Il faut sauver le soldat PME

Dossier : ExpressionsMagazine N°674 Avril 2012Par : PHILIPPE VINCENT (61), docteur ès sciences mathématiques, créateur d’entreprise et patron de PME

Il est temps de redescen­dre dans le monde réel auquel est con­fron­té chaque patron de PME. Le dia­ble se cache dans le détail. Ce proverbe devrait inciter nos dirigeants à faire une petite incur­sion sur terre.

Aider ou pas

Le patron de PME c’est un peu Bona­parte à la tête de ses troupes fonçant à l’assaut du pont d’Arcole. Imag­inez ce qu’il serait advenu si le Direc­toire avait semé le chemin de pièges à loups, ou de col­lets élas­tiques retenant au pas­sage les chevilles des fan­tassins, sous pré­texte de véri­fi­er la con­for­mité de leurs chaussures.

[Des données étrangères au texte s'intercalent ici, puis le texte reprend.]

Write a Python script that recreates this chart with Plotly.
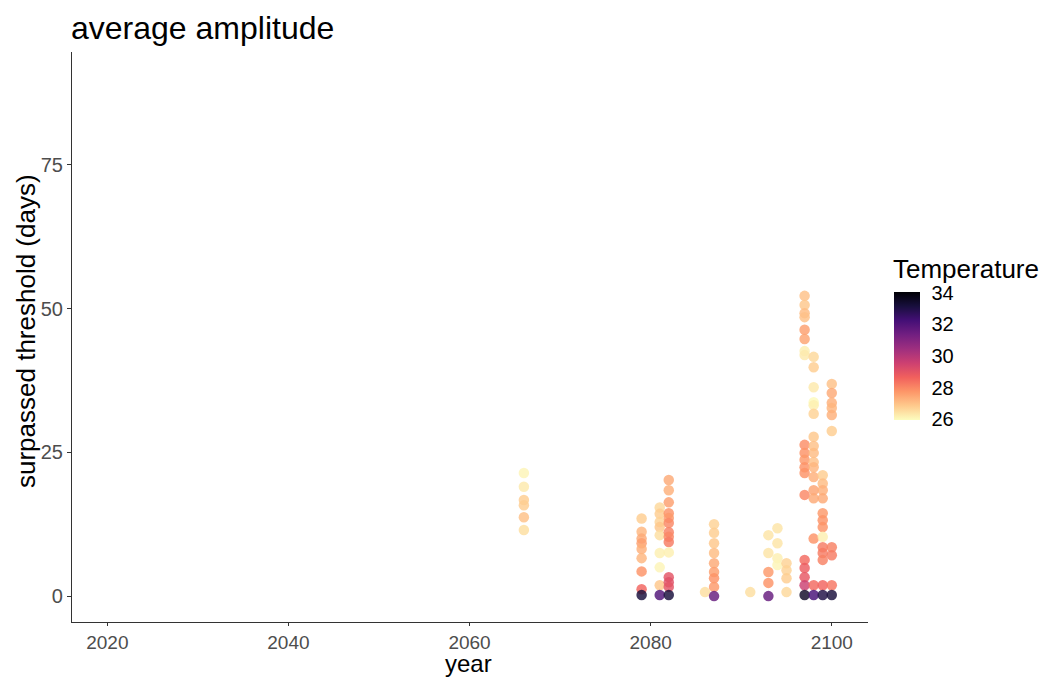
import plotly.graph_objects as go

year = ([2066]*6 + [2079]*9 + [2081]*9 + [2082]*14 + [2086] + [2087]*9 + [2091]
        + [2093]*5 + [2094]*4 + [2095]*4 + [2097]*19 + [2098]*17 + [2099]*13 + [2100]*10)

days = [21.4, 19.0, 16.7, 15.8, 13.7, 11.5,
        13.5, 11.2, 10.0, 9.2, 8.2, 6.6, 4.3, 1.2, 0.2,
        15.4, 14.3, 12.9, 12.0, 10.6, 7.5, 5.0, 1.9, 0.2,
        20.2, 18.4, 16.3, 14.4, 13.6, 12.7, 11.1, 10.3, 9.4, 7.6, 3.3, 2.4, 1.6, 0.2,
        0.7,
        12.5, 11.0, 9.2, 7.5, 5.7, 4.2, 3.1, 1.6, 0.0,
        0.7,
        10.6, 7.5, 4.2, 2.3, 0.0,
        11.8, 9.2, 6.6, 5.4,
        5.7, 4.5, 3.1, 0.7,
        52.2, 50.6, 49.2, 48.5, 46.3, 44.7, 42.6, 41.9, 26.3, 24.9, 23.7, 22.4, 21.4, 17.6, 6.3, 4.9, 3.3, 1.9, 0.2,
        41.6, 39.8, 36.3, 33.7, 33.2, 31.7, 27.7, 26.1, 24.9, 23.3, 22.4, 20.7, 18.4, 17.0, 10.0, 1.9, 0.2,
        21.0, 19.6, 18.4, 17.0, 14.4, 13.2, 12.0, 10.3, 8.5, 7.5, 6.3, 1.9, 0.2,
        36.9, 35.3, 33.6, 32.7, 31.5, 28.7, 8.5, 7.1, 1.9, 0.2]

temperature = [26.1, 26.3, 26.8, 26.8, 27.0, 26.5,
               26.8, 27.2, 27.4, 27.6, 27.3, 27.2, 27.8, 28.6, 33.2,
               26.6, 26.8, 26.7, 26.9, 26.5, 26.2, 26.1, 26.9, 32.0,
               27.4, 27.3, 27.6, 27.8, 27.7, 28.0, 28.1, 28.0, 28.2, 26.2, 29.0, 29.1, 29.0, 33.2,
               26.5,
               26.7, 26.8, 26.9, 27.1, 27.4, 27.6, 27.8, 27.7, 31.6,
               26.5,
               26.4, 26.4, 27.7, 27.8, 31.6,
               26.4, 26.4, 26.2, 26.1,
               26.7, 26.7, 26.8, 26.6,
               27.0, 26.9, 27.1, 27.0, 27.6, 27.5, 26.2, 26.3, 27.9, 27.8, 27.7, 27.8, 27.8, 28.0, 28.5, 28.8, 28.9, 29.6, 33.5,
               26.6, 26.8, 26.3, 26.0, 26.2, 26.7, 26.9, 27.0, 27.1, 27.0, 27.2, 27.3, 27.5, 27.4, 27.8, 28.5, 32.2,
               26.8, 27.1, 27.3, 27.4, 27.7, 27.8, 27.8, 26.2, 28.2, 28.2, 28.1, 28.6, 33.0,
               27.0, 27.4, 27.3, 27.2, 27.3, 26.8, 28.1, 28.2, 28.3, 33.2]

x_ticks = [2020, 2040, 2060, 2080, 2100]
y_ticks = [0, 25, 50, 75]
cbar_ticks = [26, 28, 30, 32, 34]

FONT = "Liberation Sans, Arial, sans-serif"

# page body has an 8px default margin; compensate
OFF = 8
W, H = 1050 - OFF, 678 - OFF
L, R, T, B = 72 - OFF, 182, 52 - OFF, 56
PW, PH = W - L - R, H - T - B

def px_x(px):  # absolute screen x -> paper x
    return (px - OFF - L) / PW

def px_y(py):  # absolute screen y -> paper y
    return (H - B - (py - OFF)) / PH

fig = go.Figure(go.Scatter(
    x=year, y=days, mode="markers",
    marker=dict(
        size=10.5, opacity=0.82, color=temperature,
        colorscale="Magma", reversescale=True, cmin=25.95, cmax=34.05,
        line=dict(width=0),
        colorbar=dict(
            tickvals=cbar_ticks, ticks="outside", ticklen=8, tickcolor="white",
            tickfont=dict(size=20, color="black", family=FONT),
            thickness=26, thicknessmode="pixels",
            len=128, lenmode="pixels",
            x=px_x(894), xanchor="left", y=px_y(356), yanchor="middle",
            outlinewidth=0, xpad=0, ypad=0,
        ),
    ),
    showlegend=False,
))

fig.update_layout(
    width=W, height=H,
    margin=dict(l=L, r=R, t=T, b=B, autoexpand=False),
    paper_bgcolor="white", plot_bgcolor="white",
    font=dict(family=FONT, color="black"),
    title=dict(text="average amplitude", x=(71 - OFF) / W, xanchor="left",
               y=1 - (28 - OFF) / H, yanchor="middle",
               font=dict(size=32, color="black", family=FONT)),
    annotations=[
        dict(text="Temperature", x=px_x(891), y=px_y(269), xref="paper", yref="paper",
             xanchor="left", yanchor="middle", showarrow=False,
             font=dict(size=26, color="black", family=FONT)),
        dict(text="surpassed threshold (days)", x=px_x(26), y=px_y(331), xref="paper", yref="paper",
             xanchor="center", yanchor="middle", textangle=-90, showarrow=False,
             font=dict(size=26, color="black", family=FONT)),
        dict(text="year", x=px_x(468), y=px_y(663), xref="paper", yref="paper",
             xanchor="center", yanchor="middle", showarrow=False,
             font=dict(size=24, color="black", family=FONT)),
    ],
)
fig.update_xaxes(
    range=[2016.1, 2104], tickvals=x_ticks, showgrid=False, zeroline=False,
    showline=True, linecolor="#333333", linewidth=1.2, automargin=False,
    ticks="outside", ticklen=3, tickcolor="#333333",
    tickfont=dict(size=19, color="#4D4D4D", family=FONT),
)
fig.update_yaxes(
    range=[-4.5, 94.6], tickvals=y_ticks, showgrid=False, zeroline=False,
    showline=True, linecolor="#333333", linewidth=1.2, automargin=False,
    ticks="outside", ticklen=4, tickcolor="#333333",
    tickfont=dict(size=20, color="#4D4D4D", family=FONT),
)

fig.write_html("out.html")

Prenons l’exemple du Crédit d’impôt recherche (CIR). Le chef d’entreprise ren­con­tre d’abord les sym­pa­thiques fonc­tion­naires du min­istère de la Recherche qui le con­va­in­quent d’utiliser cette aide à l’innovation. Il se lance. Trois ans plus tard, il reçoit la vis­ite d’autres fonc­tion­naires, les inspecteurs du fisc, qui n’ont de cesse de démon­tr­er qu’il n’y avait pas droit. S’ensuit une péri­ode de plusieurs mois, voire d’années, où il se retrou­ve paralysé par le risque de devoir rem­bours­er l’aide reçue. On voudrait assas­sin­er une entre­prise qu’on ne s’y prendrait pas autrement.

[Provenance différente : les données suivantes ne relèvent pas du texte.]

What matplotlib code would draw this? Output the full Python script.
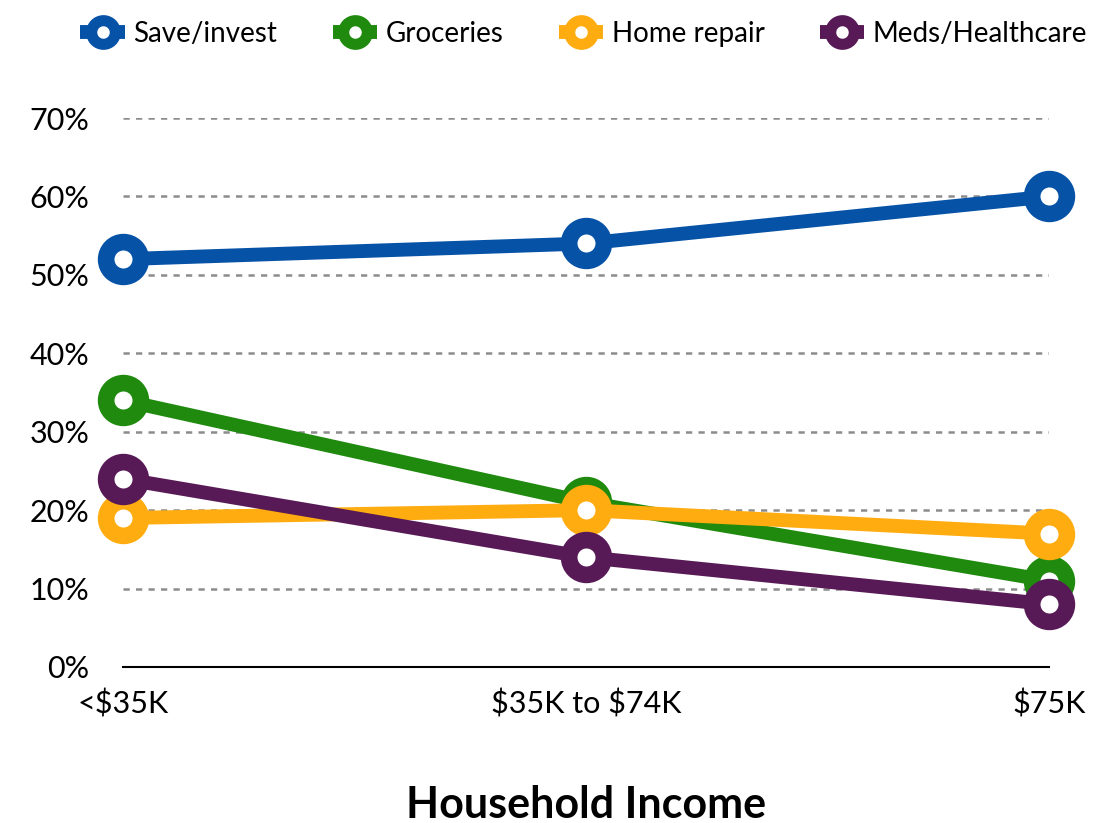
import matplotlib
matplotlib.use("Agg")
import matplotlib.pyplot as plt
from matplotlib.ticker import FuncFormatter

categories = ["<$35K", "$35K to $74K", "$75K"]
series_names = ["Save/invest", "Groceries", "Home repair", "Meds/Healthcare"]
save_invest = [52, 54, 60]
groceries = [34, 21, 11]
home_repair = [19, 20, 17]
meds_healthcare = [24, 14, 8]
colors = ["#0652A6", "#1F8A0E", "#FFAC10", "#581A56"]
yticks = [0, 10, 20, 30, 40, 50, 60, 70]

plt.rcParams['font.family'] = ['Lato', 'DejaVu Sans']
plt.rcParams['text.parse_math'] = False

W, H = 1112, 823
fig = plt.figure(figsize=(W / 100, H / 100), dpi=100)
ax = fig.add_axes([123 / W, 1 - 667 / H, (1049 - 123) / W, (667 - 118) / H])

x = list(range(len(categories)))
data = [save_invest, groceries, home_repair, meds_healthcare]
handles = []
for name, vals, c in zip(series_names, data, colors):
    h, = ax.plot(x, vals, color=c, lw=10, marker='o', ms=25, mew=12,
                 mfc='white', mec=c, clip_on=False, label=name, zorder=3,
                 solid_capstyle='butt')
    handles.append(h)

ax.set_xlim(0, 2)
ax.set_ylim(0, 70)
ax.set_yticks(yticks)
ax.yaxis.set_major_formatter(FuncFormatter(lambda v, p: f"{int(v)}%"))
ax.set_xticks(x)
ax.set_xticklabels(categories)
ax.tick_params(axis='both', length=0, labelsize=22)
ax.tick_params(axis='y', pad=24)
ax.tick_params(axis='x', pad=16)

for t in yticks[1:]:
    ax.axhline(t, color='#8C8C8C', lw=1.8, ls=(0, (2.5, 2.5)), zorder=1)
for s in ['top', 'right', 'left']:
    ax.spines[s].set_visible(False)
ax.spines['bottom'].set_color('black')
ax.spines['bottom'].set_linewidth(1.5)

ax.set_xlabel("Household Income", fontsize=31, fontweight='bold', labelpad=48)

leg = fig.legend(handles=handles, loc='upper center', bbox_to_anchor=(0.525, 1.005),
                 ncol=4, frameon=False, fontsize=20, handlelength=1.6,
                 handletextpad=0.3, columnspacing=2.0, markerscale=0.68)
for lh in leg.get_lines():
    lh.set_markeredgewidth(8)
    lh.set_linewidth(10)

fig.savefig("out.png", dpi=100)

Quand une PME, prise pour cible par le fisc, obtient gain de cause après un par­cours du com­bat­tant de plusieurs mois ou années, et qu’elle peut enfin repar­tir à la con­quête de marchés extérieurs, il y a belle lurette que les PME alle­man­des se sont instal­lées dans la place. Voilà notam­ment pourquoi, en Alle­magne, où l’on n’a pas insti­tué de CIR, les PME sont cham­pi­onnes européennes du dynamisme et de l’innovation.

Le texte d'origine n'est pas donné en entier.